## Start

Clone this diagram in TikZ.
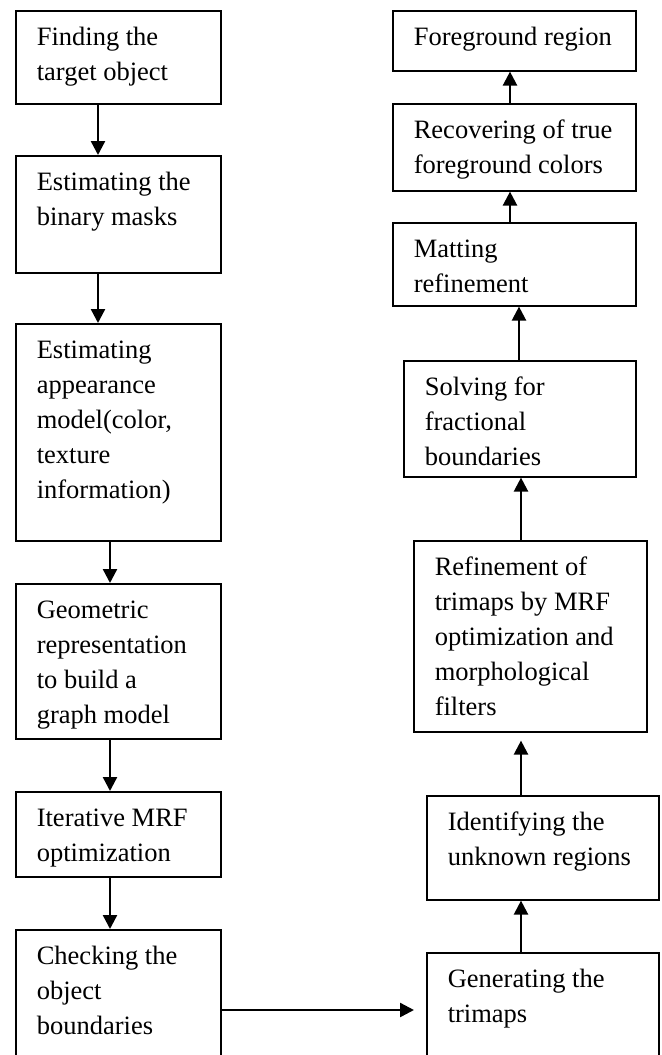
\documentclass[tikz,border=0pt]{standalone}
\usepackage{fontspec}
\setmainfont{Liberation Serif}
\usetikzlibrary{arrows.meta}

\newlength{\pxu}
\setlength{\pxu}{0.5pt}
% box of #1 x #2 px, text starts top left
\newcommand{\blocktext}[3]{\parbox[t][#2\pxu][t]{#1\pxu}{\raggedright\leftskip=21\pxu\rule{0pt}{35\pxu}#3}}

\begin{document}
\begin{tikzpicture}
		[x=0.5pt, y=-0.5pt,
		block/.style={draw=black, line width=0.8pt, anchor=north west, inner sep=0pt,
			font=\fontsize{13.25}{17.5}\selectfont},
		>={Triangle[length=7pt, width=7pt]}]
		\useasboundingbox (0,0) rectangle (662,1055);

		\node[block] (find) at (15,10) {\blocktext{205}{93}{Finding the\\target object}};
		\node[block] (mask) at (15,155) {\blocktext{205}{117}{Estimating the\\binary masks}};
		\node[block] (appear) at (15,323) {\blocktext{205}{217}{Estimating\\appearance\\model(color,\\texture\\information)}};
		\node[block] (geom) at (15,583) {\blocktext{205}{155}{Geometric\\representation\\to build a\\graph model}};
		\node[block] (mrf) at (15,791) {\blocktext{205}{85}{Iterative MRF\\optimization}};
		\node[block] (check) at (15,929) {\blocktext{205}{140}{Checking the\\object\\boundaries}};

		\node[block] (fg) at (392,10) {\blocktext{243}{60}{Foreground region}};
		\node[block] (recover) at (392,103) {\blocktext{243}{87}{Recovering of true\\foreground colors}};
		\node[block] (matting) at (392,222) {\blocktext{243}{83}{Matting\\refinement}};
		\node[block] (solve) at (403,360) {\blocktext{232}{116}{Solving for\\fractional\\boundaries}};
		\node[block] (refine) at (413,540) {\blocktext{233}{191}{Refinement of\\trimaps by MRF\\optimization and\\morphological\\filters}};
		\node[block] (unknown) at (426,795) {\blocktext{232}{104}{Identifying the\\unknown regions}};
		\node[block] (trimap) at (426,952) {\blocktext{232}{115}{Generating the\\trimaps}};

		\draw[->, line width=1.2pt] (find.south -| 98,0) to (mask.north -| 98,0);
		\draw[->, line width=1.2pt] (mask.south -| 98,0) to (appear.north -| 98,0);
		\draw[->, line width=1.2pt] (appear.south -| 110,0) to (geom.north -| 110,0);
		\draw[->, line width=1.2pt] (geom.south -| 110,0) to (mrf.north -| 110,0);
		\draw[->, line width=1.2pt] (mrf.south -| 110,0) to (check.north -| 110,0);
		\draw[->, line width=1.2pt] (check.east |- 0,1010) to ([xshift=-6pt]trimap.west |- 0,1010);

		\draw[->, line width=1.2pt] (trimap.north -| 521,0) to (unknown.south -| 521,0);
		\draw[->, line width=1.2pt, shorten >=4pt] (unknown.north -| 521,0) to (refine.south -| 521,0);
		\draw[->, line width=1.2pt] (refine.north -| 521,0) to (solve.south -| 521,0);
		\draw[->, line width=1.2pt] (solve.north -| 519,0) to (matting.south -| 519,0);
		\draw[->, line width=1.2pt] (matting.north -| 510,0) to (recover.south -| 510,0);
		\draw[->, line width=1.2pt] (recover.north -| 510,0) to (fg.south -| 510,0);
	\end{tikzpicture}
\end{document}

## End

SHORT EXERCISE:
Images should not appear in the copy; retype the listing above exactly.

FULL ANSWER:
Clone this diagram in TikZ.
\documentclass[tikz,border=0pt]{standalone}
\usepackage{fontspec}
\setmainfont{Liberation Serif}
\usetikzlibrary{arrows.meta}

\newlength{\pxu}
\setlength{\pxu}{0.5pt}
% box of #1 x #2 px, text starts top left
\newcommand{\blocktext}[3]{\parbox[t][#2\pxu][t]{#1\pxu}{\raggedright\leftskip=21\pxu\rule{0pt}{35\pxu}#3}}

\begin{document}
\begin{tikzpicture}
		[x=0.5pt, y=-0.5pt,
		block/.style={draw=black, line width=0.8pt, anchor=north west, inner sep=0pt,
			font=\fontsize{13.25}{17.5}\selectfont},
		>={Triangle[length=7pt, width=7pt]}]
		\useasboundingbox (0,0) rectangle (662,1055);

		\node[block] (find) at (15,10) {\blocktext{205}{93}{Finding the\\target object}};
		\node[block] (mask) at (15,155) {\blocktext{205}{117}{Estimating the\\binary masks}};
		\node[block] (appear) at (15,323) {\blocktext{205}{217}{Estimating\\appearance\\model(color,\\texture\\information)}};
		\node[block] (geom) at (15,583) {\blocktext{205}{155}{Geometric\\representation\\to build a\\graph model}};
		\node[block] (mrf) at (15,791) {\blocktext{205}{85}{Iterative MRF\\optimization}};
		\node[block] (check) at (15,929) {\blocktext{205}{140}{Checking the\\object\\boundaries}};

		\node[block] (fg) at (392,10) {\blocktext{243}{60}{Foreground region}};
		\node[block] (recover) at (392,103) {\blocktext{243}{87}{Recovering of true\\foreground colors}};
		\node[block] (matting) at (392,222) {\blocktext{243}{83}{Matting\\refinement}};
		\node[block] (solve) at (403,360) {\blocktext{232}{116}{Solving for\\fractional\\boundaries}};
		\node[block] (refine) at (413,540) {\blocktext{233}{191}{Refinement of\\trimaps by MRF\\optimization and\\morphological\\filters}};
		\node[block] (unknown) at (426,795) {\blocktext{232}{104}{Identifying the\\unknown regions}};
		\node[block] (trimap) at (426,952) {\blocktext{232}{115}{Generating the\\trimaps}};

		\draw[->, line width=1.2pt] (find.south -| 98,0) to (mask.north -| 98,0);
		\draw[->, line width=1.2pt] (mask.south -| 98,0) to (appear.north -| 98,0);
		\draw[->, line width=1.2pt] (appear.south -| 110,0) to (geom.north -| 110,0);
		\draw[->, line width=1.2pt] (geom.south -| 110,0) to (mrf.north -| 110,0);
		\draw[->, line width=1.2pt] (mrf.south -| 110,0) to (check.north -| 110,0);
		\draw[->, line width=1.2pt] (check.east |- 0,1010) to ([xshift=-6pt]trimap.west |- 0,1010);

		\draw[->, line width=1.2pt] (trimap.north -| 521,0) to (unknown.south -| 521,0);
		\draw[->, line width=1.2pt, shorten >=4pt] (unknown.north -| 521,0) to (refine.south -| 521,0);
		\draw[->, line width=1.2pt] (refine.north -| 521,0) to (solve.south -| 521,0);
		\draw[->, line width=1.2pt] (solve.north -| 519,0) to (matting.south -| 519,0);
		\draw[->, line width=1.2pt] (matting.north -| 510,0) to (recover.south -| 510,0);
		\draw[->, line width=1.2pt] (recover.north -| 510,0) to (fg.south -| 510,0);
	\end{tikzpicture}
\end{document}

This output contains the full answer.